## Dataset records
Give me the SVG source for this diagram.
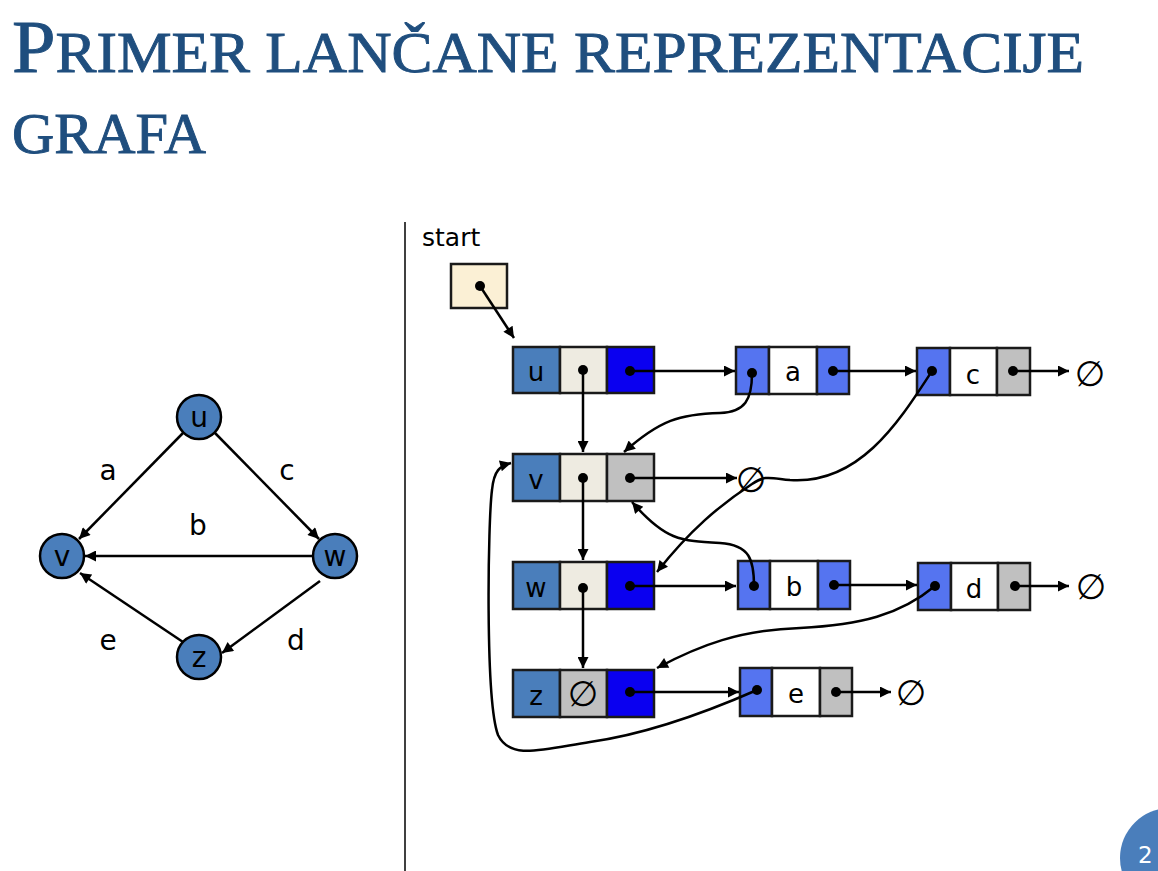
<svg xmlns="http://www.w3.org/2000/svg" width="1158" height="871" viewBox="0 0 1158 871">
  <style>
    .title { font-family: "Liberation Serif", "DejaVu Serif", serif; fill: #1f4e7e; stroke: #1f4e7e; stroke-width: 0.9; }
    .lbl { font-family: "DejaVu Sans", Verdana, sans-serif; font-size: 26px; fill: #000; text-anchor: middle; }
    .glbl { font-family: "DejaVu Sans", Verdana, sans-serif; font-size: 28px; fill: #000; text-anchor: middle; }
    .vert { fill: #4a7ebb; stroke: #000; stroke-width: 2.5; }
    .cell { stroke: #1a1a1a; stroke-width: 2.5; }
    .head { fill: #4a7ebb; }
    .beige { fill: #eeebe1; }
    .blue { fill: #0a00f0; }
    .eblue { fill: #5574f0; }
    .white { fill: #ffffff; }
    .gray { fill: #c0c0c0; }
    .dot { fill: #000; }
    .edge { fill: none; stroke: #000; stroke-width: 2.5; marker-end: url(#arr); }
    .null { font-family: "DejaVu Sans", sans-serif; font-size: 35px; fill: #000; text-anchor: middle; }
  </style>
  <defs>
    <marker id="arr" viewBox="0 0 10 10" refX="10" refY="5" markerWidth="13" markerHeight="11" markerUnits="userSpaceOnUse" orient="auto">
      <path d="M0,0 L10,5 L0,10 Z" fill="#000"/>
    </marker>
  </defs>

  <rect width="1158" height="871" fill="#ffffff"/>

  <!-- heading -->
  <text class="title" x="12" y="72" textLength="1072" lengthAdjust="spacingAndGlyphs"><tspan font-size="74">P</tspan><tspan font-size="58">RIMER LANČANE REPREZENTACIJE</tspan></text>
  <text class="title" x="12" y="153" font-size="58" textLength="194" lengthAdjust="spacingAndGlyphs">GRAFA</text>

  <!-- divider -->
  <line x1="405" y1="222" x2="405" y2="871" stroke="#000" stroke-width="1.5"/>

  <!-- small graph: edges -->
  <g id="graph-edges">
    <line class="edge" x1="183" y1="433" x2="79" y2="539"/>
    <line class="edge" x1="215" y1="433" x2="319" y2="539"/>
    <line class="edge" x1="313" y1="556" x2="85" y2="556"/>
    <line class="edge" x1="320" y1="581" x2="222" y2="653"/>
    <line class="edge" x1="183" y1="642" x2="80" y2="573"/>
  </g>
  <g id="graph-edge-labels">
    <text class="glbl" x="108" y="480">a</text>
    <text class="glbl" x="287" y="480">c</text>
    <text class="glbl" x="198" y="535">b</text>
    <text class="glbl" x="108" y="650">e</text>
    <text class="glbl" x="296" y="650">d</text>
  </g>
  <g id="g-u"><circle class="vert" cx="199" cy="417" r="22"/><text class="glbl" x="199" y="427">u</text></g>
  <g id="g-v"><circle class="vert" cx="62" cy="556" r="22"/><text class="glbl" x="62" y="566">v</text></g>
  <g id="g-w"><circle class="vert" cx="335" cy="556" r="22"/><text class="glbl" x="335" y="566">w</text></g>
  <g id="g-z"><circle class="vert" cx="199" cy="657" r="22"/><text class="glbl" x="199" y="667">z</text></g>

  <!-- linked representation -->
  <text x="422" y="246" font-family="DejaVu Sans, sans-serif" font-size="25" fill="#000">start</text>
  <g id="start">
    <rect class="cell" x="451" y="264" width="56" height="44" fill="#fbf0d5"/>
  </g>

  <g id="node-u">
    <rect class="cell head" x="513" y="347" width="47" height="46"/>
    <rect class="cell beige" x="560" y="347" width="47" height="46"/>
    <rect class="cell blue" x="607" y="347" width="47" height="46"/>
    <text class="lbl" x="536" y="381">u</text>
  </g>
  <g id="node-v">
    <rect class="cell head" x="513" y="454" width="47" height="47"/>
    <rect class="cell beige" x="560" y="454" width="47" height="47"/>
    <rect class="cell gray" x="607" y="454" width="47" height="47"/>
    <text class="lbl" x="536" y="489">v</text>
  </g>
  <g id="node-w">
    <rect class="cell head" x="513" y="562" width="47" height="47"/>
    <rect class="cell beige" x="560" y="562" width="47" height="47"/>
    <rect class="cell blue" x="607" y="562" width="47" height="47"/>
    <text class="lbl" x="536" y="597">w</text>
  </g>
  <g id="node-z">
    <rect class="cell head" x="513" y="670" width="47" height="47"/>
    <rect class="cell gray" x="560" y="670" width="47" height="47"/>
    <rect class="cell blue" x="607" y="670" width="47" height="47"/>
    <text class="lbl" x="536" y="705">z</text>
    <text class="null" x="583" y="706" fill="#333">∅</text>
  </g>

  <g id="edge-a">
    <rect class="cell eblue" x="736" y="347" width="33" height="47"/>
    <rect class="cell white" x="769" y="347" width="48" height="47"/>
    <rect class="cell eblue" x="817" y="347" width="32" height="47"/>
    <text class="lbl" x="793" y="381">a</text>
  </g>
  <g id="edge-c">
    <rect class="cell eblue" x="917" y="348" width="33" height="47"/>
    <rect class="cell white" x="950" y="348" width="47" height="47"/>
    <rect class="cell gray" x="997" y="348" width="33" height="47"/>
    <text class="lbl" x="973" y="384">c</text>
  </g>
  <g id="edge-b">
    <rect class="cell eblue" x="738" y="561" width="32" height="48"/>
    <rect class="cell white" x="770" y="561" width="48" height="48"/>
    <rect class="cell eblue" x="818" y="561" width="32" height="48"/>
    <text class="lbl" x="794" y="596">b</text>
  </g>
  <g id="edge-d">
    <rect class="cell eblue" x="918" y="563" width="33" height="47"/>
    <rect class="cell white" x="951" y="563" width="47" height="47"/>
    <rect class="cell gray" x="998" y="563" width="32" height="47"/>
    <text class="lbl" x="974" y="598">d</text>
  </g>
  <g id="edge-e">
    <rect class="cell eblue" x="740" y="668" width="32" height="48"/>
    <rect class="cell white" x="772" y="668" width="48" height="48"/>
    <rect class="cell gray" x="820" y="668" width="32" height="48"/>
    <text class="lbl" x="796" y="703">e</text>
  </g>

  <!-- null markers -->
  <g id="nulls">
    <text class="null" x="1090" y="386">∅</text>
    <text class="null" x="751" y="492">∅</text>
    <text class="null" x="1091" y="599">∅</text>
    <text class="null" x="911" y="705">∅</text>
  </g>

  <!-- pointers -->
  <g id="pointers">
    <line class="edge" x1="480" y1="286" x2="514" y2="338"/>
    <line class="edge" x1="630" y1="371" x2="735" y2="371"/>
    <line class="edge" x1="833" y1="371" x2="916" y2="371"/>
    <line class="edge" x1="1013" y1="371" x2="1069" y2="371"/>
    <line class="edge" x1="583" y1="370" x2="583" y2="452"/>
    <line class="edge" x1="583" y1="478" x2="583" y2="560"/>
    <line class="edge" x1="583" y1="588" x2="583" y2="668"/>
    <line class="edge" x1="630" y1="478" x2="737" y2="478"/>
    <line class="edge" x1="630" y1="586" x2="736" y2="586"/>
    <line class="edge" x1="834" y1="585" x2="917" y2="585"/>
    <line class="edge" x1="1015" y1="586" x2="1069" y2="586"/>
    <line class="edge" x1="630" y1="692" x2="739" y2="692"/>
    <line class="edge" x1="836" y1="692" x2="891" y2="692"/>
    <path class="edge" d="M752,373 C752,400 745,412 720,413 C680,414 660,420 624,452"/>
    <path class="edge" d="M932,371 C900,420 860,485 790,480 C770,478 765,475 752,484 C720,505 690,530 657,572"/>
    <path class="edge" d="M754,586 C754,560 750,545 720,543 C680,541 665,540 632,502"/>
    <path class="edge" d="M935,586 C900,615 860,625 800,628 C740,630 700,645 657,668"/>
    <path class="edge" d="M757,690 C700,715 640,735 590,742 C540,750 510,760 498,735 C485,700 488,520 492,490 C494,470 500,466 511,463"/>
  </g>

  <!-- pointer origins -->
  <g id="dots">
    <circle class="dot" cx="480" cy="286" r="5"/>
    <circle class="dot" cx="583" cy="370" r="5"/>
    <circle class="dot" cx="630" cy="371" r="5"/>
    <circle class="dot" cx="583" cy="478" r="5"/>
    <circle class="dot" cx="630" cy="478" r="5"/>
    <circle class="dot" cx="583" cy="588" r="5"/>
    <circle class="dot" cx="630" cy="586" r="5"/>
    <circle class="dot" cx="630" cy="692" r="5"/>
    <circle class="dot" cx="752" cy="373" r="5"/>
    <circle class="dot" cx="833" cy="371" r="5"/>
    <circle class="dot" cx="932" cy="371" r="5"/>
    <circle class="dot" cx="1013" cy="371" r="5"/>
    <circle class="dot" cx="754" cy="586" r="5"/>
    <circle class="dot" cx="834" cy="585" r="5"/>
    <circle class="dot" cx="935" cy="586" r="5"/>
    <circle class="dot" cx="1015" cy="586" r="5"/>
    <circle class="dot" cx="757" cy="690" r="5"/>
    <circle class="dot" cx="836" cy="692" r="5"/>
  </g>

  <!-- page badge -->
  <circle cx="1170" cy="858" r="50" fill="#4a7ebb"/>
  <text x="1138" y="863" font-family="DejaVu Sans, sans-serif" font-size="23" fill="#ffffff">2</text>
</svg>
--
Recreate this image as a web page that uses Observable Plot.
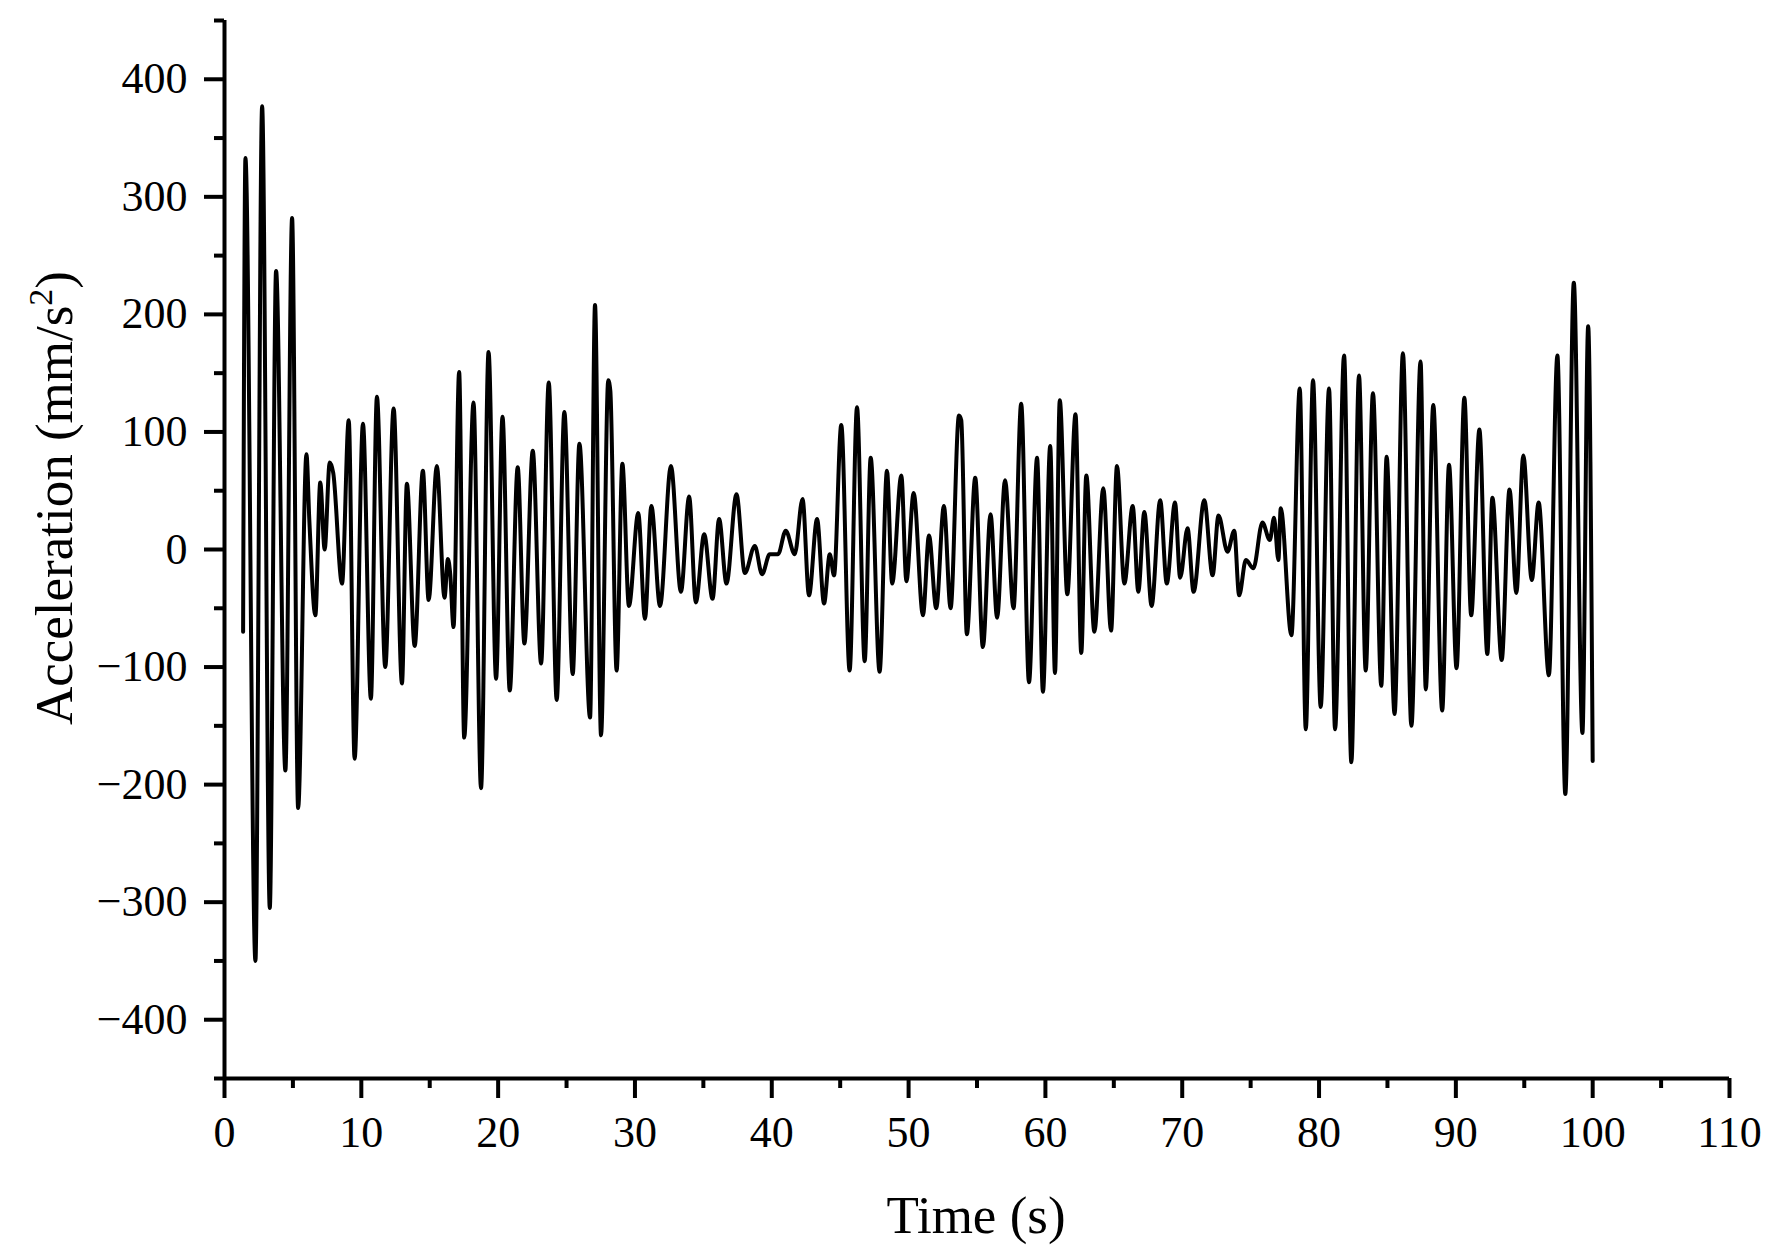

## Work to complete
Show each line of the data that contains the string "this".

## Solution to the problem
Give me the SVG source for this diagram.
Recreate this image as a web page that uses Observable Plot.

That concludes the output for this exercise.